Reproduce the listing below exactly, beginning with its first line and ending with the line that holds "ax = fig.add_axes([0.5135, 0.2388, 0.4513, 0.7567])"; pictures are not part of the copy.

[start DATASET SECTION]

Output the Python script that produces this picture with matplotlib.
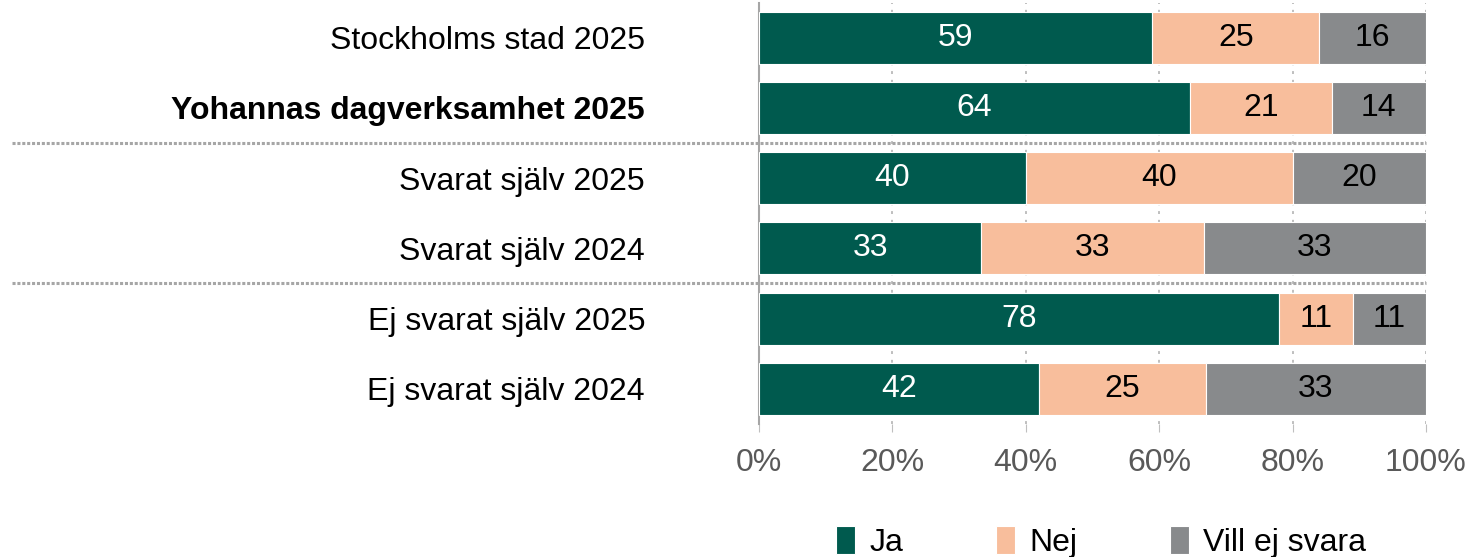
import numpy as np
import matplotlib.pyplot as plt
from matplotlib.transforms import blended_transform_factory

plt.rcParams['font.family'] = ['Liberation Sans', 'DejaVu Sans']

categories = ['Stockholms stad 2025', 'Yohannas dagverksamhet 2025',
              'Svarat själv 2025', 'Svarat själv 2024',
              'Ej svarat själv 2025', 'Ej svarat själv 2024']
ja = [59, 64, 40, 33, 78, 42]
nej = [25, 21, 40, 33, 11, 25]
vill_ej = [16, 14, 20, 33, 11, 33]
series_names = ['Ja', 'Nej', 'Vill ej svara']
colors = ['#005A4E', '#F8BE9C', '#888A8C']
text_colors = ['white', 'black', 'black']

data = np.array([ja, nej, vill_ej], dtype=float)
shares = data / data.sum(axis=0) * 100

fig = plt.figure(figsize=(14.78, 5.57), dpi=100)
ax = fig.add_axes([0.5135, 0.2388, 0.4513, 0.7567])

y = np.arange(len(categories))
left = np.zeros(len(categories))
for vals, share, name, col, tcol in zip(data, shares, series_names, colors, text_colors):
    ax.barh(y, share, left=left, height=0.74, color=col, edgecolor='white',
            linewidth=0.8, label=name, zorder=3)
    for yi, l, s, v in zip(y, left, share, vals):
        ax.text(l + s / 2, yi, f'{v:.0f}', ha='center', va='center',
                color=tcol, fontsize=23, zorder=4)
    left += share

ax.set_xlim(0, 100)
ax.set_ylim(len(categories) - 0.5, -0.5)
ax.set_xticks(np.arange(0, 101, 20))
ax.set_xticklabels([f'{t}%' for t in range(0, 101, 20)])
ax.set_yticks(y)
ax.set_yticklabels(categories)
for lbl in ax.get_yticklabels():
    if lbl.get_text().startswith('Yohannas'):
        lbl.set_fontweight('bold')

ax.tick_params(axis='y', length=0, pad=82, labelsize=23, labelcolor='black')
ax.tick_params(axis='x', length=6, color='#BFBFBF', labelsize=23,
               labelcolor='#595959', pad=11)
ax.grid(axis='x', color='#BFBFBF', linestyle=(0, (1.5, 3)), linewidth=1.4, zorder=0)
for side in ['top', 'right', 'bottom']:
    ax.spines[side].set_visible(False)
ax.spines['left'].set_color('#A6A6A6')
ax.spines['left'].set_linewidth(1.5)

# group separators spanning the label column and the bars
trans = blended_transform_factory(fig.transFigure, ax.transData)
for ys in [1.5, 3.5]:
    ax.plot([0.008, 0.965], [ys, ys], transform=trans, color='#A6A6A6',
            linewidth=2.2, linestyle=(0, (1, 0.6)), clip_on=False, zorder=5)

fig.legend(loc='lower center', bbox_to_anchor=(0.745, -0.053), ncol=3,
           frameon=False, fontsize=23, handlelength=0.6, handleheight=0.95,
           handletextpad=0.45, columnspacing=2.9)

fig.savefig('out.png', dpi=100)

[end DATASET SECTION]

- COMPLETE ANSWER:
Output the Python script that produces this picture with matplotlib.
import numpy as np
import matplotlib.pyplot as plt
from matplotlib.transforms import blended_transform_factory

plt.rcParams['font.family'] = ['Liberation Sans', 'DejaVu Sans']

categories = ['Stockholms stad 2025', 'Yohannas dagverksamhet 2025',
              'Svarat själv 2025', 'Svarat själv 2024',
              'Ej svarat själv 2025', 'Ej svarat själv 2024']
ja = [59, 64, 40, 33, 78, 42]
nej = [25, 21, 40, 33, 11, 25]
vill_ej = [16, 14, 20, 33, 11, 33]
series_names = ['Ja', 'Nej', 'Vill ej svara']
colors = ['#005A4E', '#F8BE9C', '#888A8C']
text_colors = ['white', 'black', 'black']

data = np.array([ja, nej, vill_ej], dtype=float)
shares = data / data.sum(axis=0) * 100

fig = plt.figure(figsize=(14.78, 5.57), dpi=100)
ax = fig.add_axes([0.5135, 0.2388, 0.4513, 0.7567])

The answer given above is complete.